Monday, December 18, 2006 by

Or maybe that should be “interminable”. I adore Coronation Street and always have, but in the run-up to Christmas we have two of the most unattractive and realism-lacking storylines in progress.

Cilla Battersby-Brown has a cancer scare, gets the all-clear and then decides to pretend she remains ill after hearing of a fling between her husband and best friend via her frantic son. It may bring out the best in Sam Aiston, who as Chesney has arguably become the most gifted child actor British soap has ever uncovered, but from a viewing angle, the adult characters most deeply involved do not evoke the sympathy or likeability to make the storyline worthwhile. Cilla is a temperamental, unreliable, selfish piece of work – she is played rather well by Wendi Peters – and so it would have suited the bloodthirsty viewer more if the cancer scare had been real. 

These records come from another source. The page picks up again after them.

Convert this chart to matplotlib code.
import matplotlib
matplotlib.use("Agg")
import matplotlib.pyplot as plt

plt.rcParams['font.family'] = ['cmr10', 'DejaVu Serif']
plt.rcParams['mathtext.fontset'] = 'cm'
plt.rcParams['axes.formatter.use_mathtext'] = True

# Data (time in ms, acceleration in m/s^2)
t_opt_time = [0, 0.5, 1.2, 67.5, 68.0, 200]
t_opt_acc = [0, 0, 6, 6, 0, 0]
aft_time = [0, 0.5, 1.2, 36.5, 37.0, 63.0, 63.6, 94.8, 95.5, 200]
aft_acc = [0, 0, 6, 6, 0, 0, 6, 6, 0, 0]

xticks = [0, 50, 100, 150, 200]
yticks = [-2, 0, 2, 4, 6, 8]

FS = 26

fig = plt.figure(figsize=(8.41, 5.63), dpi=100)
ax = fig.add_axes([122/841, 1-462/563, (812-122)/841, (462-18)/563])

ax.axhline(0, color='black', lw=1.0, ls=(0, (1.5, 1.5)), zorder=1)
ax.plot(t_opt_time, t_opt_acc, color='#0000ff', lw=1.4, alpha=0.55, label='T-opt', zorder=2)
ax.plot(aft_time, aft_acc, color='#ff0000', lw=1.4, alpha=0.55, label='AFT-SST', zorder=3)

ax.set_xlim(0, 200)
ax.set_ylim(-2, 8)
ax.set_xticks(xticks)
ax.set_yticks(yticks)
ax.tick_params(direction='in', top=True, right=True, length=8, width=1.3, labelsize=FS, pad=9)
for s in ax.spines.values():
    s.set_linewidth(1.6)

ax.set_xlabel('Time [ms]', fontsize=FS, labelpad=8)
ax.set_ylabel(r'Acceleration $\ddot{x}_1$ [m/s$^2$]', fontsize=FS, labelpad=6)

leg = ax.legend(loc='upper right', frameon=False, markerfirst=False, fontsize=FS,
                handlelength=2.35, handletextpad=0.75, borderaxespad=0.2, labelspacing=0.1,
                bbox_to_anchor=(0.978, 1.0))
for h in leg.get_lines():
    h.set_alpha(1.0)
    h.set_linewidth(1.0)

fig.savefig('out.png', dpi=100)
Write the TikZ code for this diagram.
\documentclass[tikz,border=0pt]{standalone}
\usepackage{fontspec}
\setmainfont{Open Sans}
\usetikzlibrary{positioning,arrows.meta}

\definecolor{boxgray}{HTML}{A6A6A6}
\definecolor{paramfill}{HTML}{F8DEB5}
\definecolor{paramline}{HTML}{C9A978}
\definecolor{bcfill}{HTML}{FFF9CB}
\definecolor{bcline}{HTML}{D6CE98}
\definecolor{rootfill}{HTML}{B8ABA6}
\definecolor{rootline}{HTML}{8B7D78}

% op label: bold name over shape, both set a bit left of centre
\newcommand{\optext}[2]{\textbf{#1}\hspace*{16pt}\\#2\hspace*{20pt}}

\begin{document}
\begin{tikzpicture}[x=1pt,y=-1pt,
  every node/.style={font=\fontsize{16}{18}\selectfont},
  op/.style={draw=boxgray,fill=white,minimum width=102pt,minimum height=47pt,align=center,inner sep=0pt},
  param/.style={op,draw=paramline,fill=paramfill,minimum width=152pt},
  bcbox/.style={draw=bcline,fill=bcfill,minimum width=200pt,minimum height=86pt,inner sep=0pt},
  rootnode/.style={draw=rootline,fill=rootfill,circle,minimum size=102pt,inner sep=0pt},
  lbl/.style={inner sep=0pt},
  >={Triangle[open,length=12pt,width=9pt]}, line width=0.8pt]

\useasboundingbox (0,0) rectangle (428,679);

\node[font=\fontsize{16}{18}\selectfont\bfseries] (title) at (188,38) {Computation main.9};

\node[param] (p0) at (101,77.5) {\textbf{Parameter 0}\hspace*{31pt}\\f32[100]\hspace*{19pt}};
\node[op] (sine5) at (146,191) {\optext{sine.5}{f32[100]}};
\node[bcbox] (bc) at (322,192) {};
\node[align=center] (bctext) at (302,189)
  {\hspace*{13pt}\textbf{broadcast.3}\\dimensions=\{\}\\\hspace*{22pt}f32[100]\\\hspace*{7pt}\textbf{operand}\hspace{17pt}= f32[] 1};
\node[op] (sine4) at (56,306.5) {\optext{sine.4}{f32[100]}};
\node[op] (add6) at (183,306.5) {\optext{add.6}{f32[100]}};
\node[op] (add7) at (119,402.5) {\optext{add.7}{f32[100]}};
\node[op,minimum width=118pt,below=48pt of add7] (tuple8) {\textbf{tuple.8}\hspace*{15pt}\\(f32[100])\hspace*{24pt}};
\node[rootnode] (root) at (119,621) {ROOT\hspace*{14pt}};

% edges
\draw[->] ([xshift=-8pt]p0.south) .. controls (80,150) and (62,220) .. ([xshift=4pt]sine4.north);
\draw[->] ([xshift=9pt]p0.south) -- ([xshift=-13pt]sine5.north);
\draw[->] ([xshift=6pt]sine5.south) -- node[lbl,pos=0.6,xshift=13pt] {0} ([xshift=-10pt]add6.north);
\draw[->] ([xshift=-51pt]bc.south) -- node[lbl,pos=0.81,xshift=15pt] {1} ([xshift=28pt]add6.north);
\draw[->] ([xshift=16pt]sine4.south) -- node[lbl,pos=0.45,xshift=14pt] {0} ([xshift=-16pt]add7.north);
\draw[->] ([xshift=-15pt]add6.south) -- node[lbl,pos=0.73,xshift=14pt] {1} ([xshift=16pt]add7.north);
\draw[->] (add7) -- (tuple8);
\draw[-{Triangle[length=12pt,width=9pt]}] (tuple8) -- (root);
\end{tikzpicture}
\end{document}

For all the criticism Coronation Street took for killing off Alma a few years ago, it nonetheless was done with grace, dignity and no little drama. There’s no drama in Cilla as a healthy woman deceiving her own kids, but there would have been wingspreading potential if the flighty, over made-up tart without a heart had been forced into harrowing treatment. I daresay that would have been a real test of Peters’ considerable strength as an actress, as she’s done deceitful and cruel until the cows come home, but has yet to be truly vulnerable. 

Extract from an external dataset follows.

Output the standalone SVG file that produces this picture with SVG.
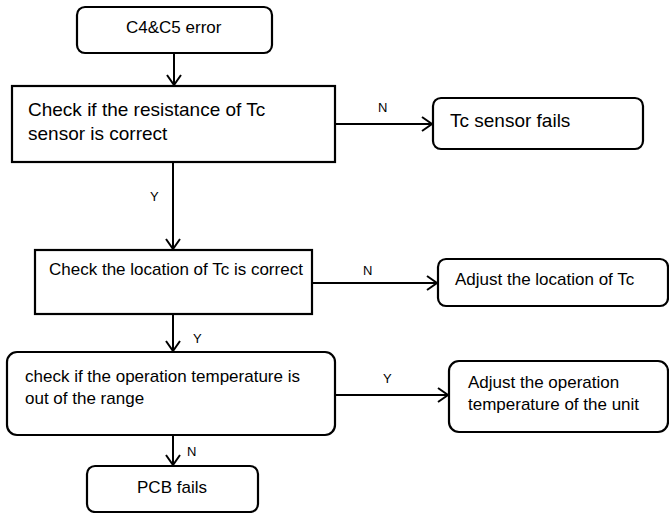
<svg xmlns="http://www.w3.org/2000/svg" width="669" height="513" viewBox="0 0 669 513">
<defs>
<marker id="arr" markerUnits="userSpaceOnUse" markerWidth="14" markerHeight="16" refX="11" refY="7" orient="auto" overflow="visible">
<path d="M1,0 L11,7 L1,14" fill="none" stroke="#000" stroke-width="2"/>
</marker>
<style>
.box{fill:#fff;stroke:#000;stroke-width:2.2}
.t{font-family:"Liberation Sans",Arial,sans-serif;fill:#000}
.big{font-size:19px}
.sm{font-size:17px}
.lab{font-size:13px}
.c{stroke:#000;stroke-width:2;fill:none;marker-end:url(#arr)}
</style>
</defs>
<rect width="669" height="513" fill="#fff"/>
<g id="n1"><rect class="box" x="77" y="7" width="195" height="46" rx="8"/><text class="t sm" x="126" y="33">C4&amp;C5 error</text></g>
<g id="n2"><rect class="box" x="12" y="86" width="323" height="76"/><text class="t big" x="28" y="116">Check if the resistance of Tc</text><text class="t big" x="28" y="140">sensor is correct</text></g>
<g id="n3"><rect class="box" x="433" y="98" width="210" height="51" rx="8"/><text class="t big" x="450" y="127">Tc sensor fails</text></g>
<g id="n4"><rect class="box" x="35" y="250" width="277" height="64"/><text class="t sm" x="49" y="275">Check the location of Tc is correct</text></g>
<g id="n5"><rect class="box" x="438" y="259" width="230" height="47" rx="8"/><text class="t sm" x="455" y="285">Adjust the location of Tc</text></g>
<g id="n6"><rect class="box" x="7" y="352" width="328" height="83" rx="10"/><text class="t sm" x="25" y="382">check if the operation temperature is</text><text class="t sm" x="25" y="404">out of the range</text></g>
<g id="n7"><rect class="box" x="449" y="361" width="219" height="71" rx="10"/><text class="t sm" x="468" y="388">Adjust the operation</text><text class="t sm" x="468" y="410">temperature of the unit</text></g>
<g id="n8"><rect class="box" x="87" y="466" width="171" height="46" rx="8"/><text class="t sm" x="172" y="493" text-anchor="middle">PCB fails</text></g>
<g id="connectors">
<line class="c" x1="174" y1="53" x2="174" y2="85"/>
<line class="c" x1="335" y1="124" x2="432" y2="124"/>
<text class="t lab" x="378" y="112">N</text>
<line class="c" x1="173" y1="162" x2="173" y2="249"/>
<text class="t lab" x="150" y="201">Y</text>
<line class="c" x1="312" y1="283" x2="437" y2="283"/>
<text class="t lab" x="363" y="275">N</text>
<line class="c" x1="173" y1="314" x2="173" y2="351"/>
<text class="t lab" x="193" y="343">Y</text>
<line class="c" x1="335" y1="395" x2="448" y2="395"/>
<text class="t lab" x="383" y="383">Y</text>
<line class="c" x1="173" y1="435" x2="173" y2="465"/>
<text class="t lab" x="187" y="456">N</text>
</g>
</svg>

The sympathy vote doesn’t go to her crass husband Les either, nor her lax best friend Yana. Unless this is a ruse to show off Aiston’s exceptional skills as the conscientious lad with the tear stains, the storyline can’t go far. And if it is, then the really brave thing to do would have been to give Chesney the illness and test the mettle of the two parental figures around him.

As for Jamie and Frankie? Crikey, even the new sexy Coronation Street of the last decade or so seems to have hit a blind spot. It’s not incest – despite what Norris might say – but it’s not dramatic either. Frankie’s brand of considerate, sassy but mature parenting and wifery makes the idea that she would sleep with her estranged husband’s son and fall in love with him quite ludicrous. It’s all leading to Debra Stephenson’s departure as Frankie, but I’d rather they’d been predictable on this occasion and sent her away with Danny to the Spanish villa. Or better still, persuaded Bradley Walsh to stay.

There is light, of course. Tracy Barlow’s fake woman-in-chains act is very cleverly written, and the performance from Kate Ford is the first time she has convinced me she is worthy of being the long-term answer to a character who has been through three previous actresses and had an unhealthy obsession with tape-playing. And the comic side of the Street remains – Norris is a diamond of pomposity; Eileen a beacon of sarcastic unfulfilment; Kirk a paragon of lovable dimwittery. 

The best soap we have needs to revert to character-based drama to match this natural comic effect, as these two big storylines are clearly a mere rush job to try to secure one family’s future with the viewers while ushering another off the radar.